For businesses, gaining visibility and control of spending is vital to maintaining adequate cash flow. However, in recent research, we found that almost a third of UK SMEs claimed to have a clear picture of business spend at the end of each month but little visibility on a day-to-day basis. To remedy these issues, we are now seeing banks begin to adopt more technologies that make use of artificial intelligence (AI) and machine learning (ML). These technologies enable them to build up a more accurate picture of their business customers, automate processes and use them to cater more effectively to their needs.
Businesses in turn benefit from greater control over their accounts, improved visibility and a better understanding of their finance. In time, this will result in employees spending less time manually interrogating accounts and instead being able to focus on more value-adding tasks.
Specifically, the use of artificial intelligence (AI) and machine learning (ML), will allow banks to offer the following benefits to their business customers:
AI technology will enable banks to gain a better understanding of their commercial customers spending habits. In turn, this will help banks to more accurately forecast how much credit businesses require and set automated limits on spending accordingly.
For the businesses themselves, AI will allow for credit limit redistribution based on what different employees regularly spend. This means that credit could be dynamically allocated in an optimal way, anticipating the amount of credit employees actually need based on their spend history; employees who often make large transactions are given the credit to do so, while those who use their company accounts for lower-cost transactions don’t receive as much, ensuring credit is being used to the greatest effect.

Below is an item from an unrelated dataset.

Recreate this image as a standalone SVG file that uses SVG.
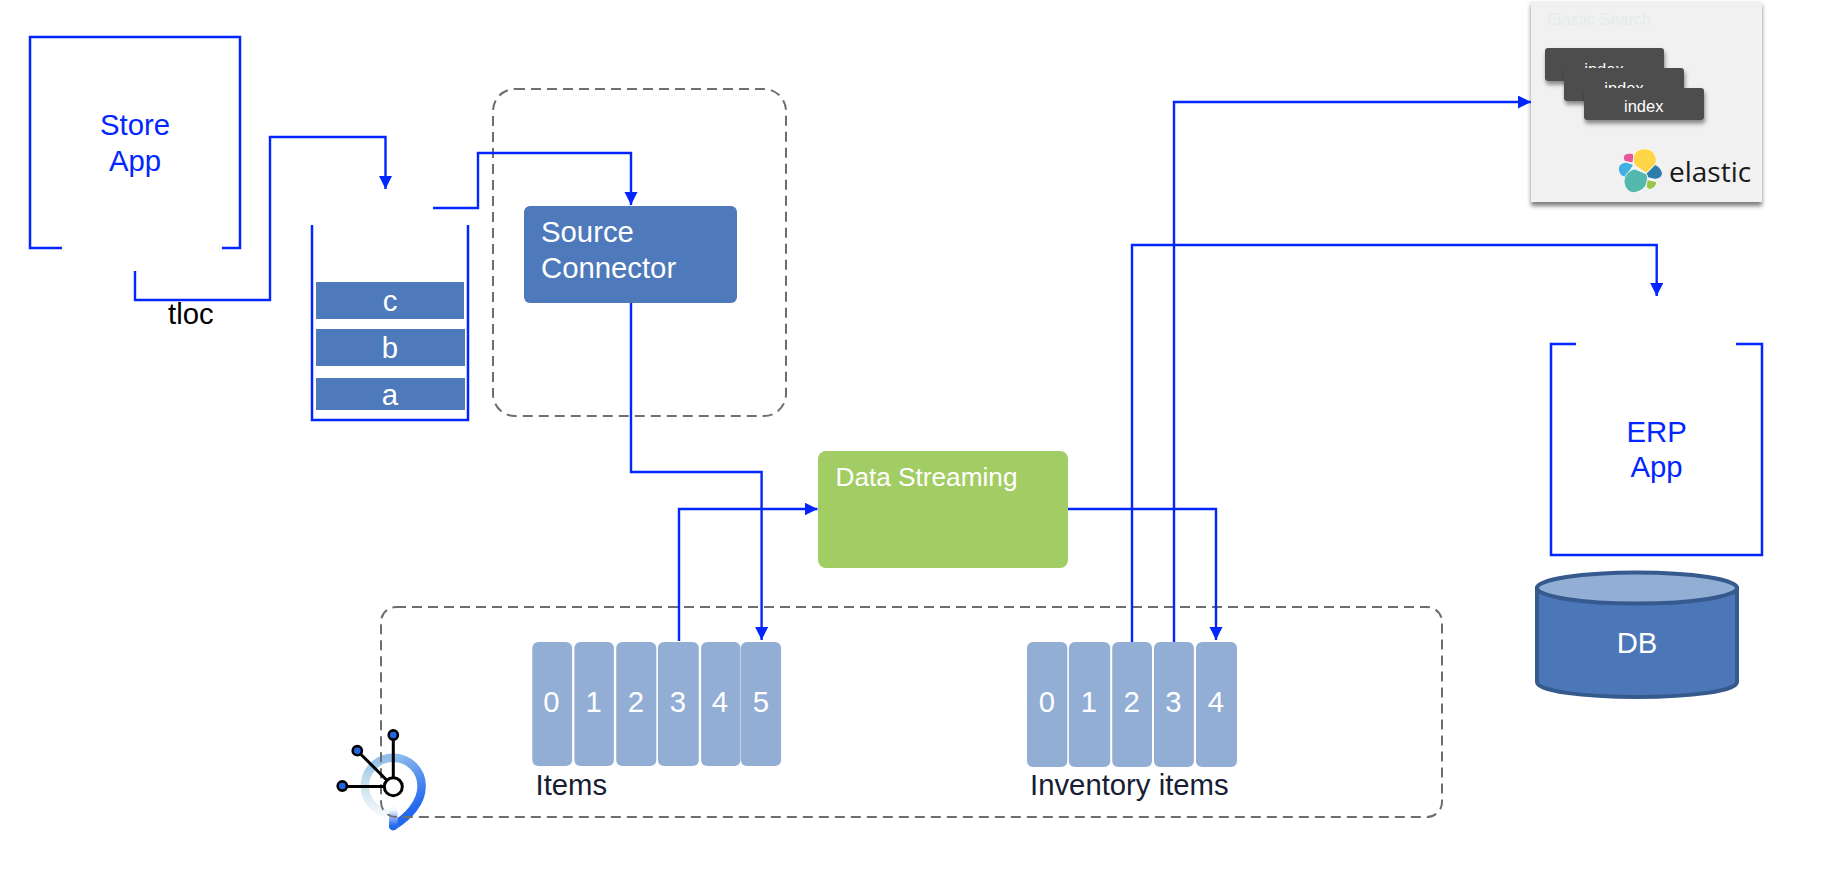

Banks are also beginning to use AI to offer businesses extra tools and services, such as AI enabled expense management systems, which simplify the expense process and reduce the amount of time employees and finance departments spend on such tasks.
For example, such systems may pick up that a user consistently applies a particular expense code to log a sum of £5 in a coffee shop on a weekly basis. Once this behaviour has been demonstrated enough times, it becomes a pattern. Hence, the user is no longer obligated to code the transaction themselves, as the system automatically identifies the type of expense and codes it accordingly, ready for review and submission.
As the system establishes more patterns and understands what the user or business is doing, smart coding could start to be applied to a greater number of transactions. This would significantly reduce the amount of time spent manually sorting through and coding expenses, with the employee then only needing to check that the correct codes have been applied.
As banks make better use of AI for fraud detection, businesses will benefit from improved security features. Currently, companies lose an average of 7% of their annual expenditure to fraud, but the use of AI will reduce this by detecting any anomalies in business accounts and fraudulent activities much quicker than previously possible. Similar to expense management, this works by the model understanding what is ‘normal’ for each account or card and recognising patterns based on past transactions and behaviours. For example, if 99% of the transactions for one account happen Monday to Friday, a transaction that occurs at the weekend will be viewed as abnormal and flagged as such.
Of course, anomalous transactions aren’t always fraud. Often, they’re just out of the ordinary, requiring some more investigation – flagging them to the business would certainly allow for this. The effectiveness of this technology in lowering incidences of fraud is also demonstrated at Visa, by using AI to reduce global fraud rates to less than 0.1%. In the future, AI could be used to detect fraud in real-time, stopping fraudulent transactions from being processed altogether.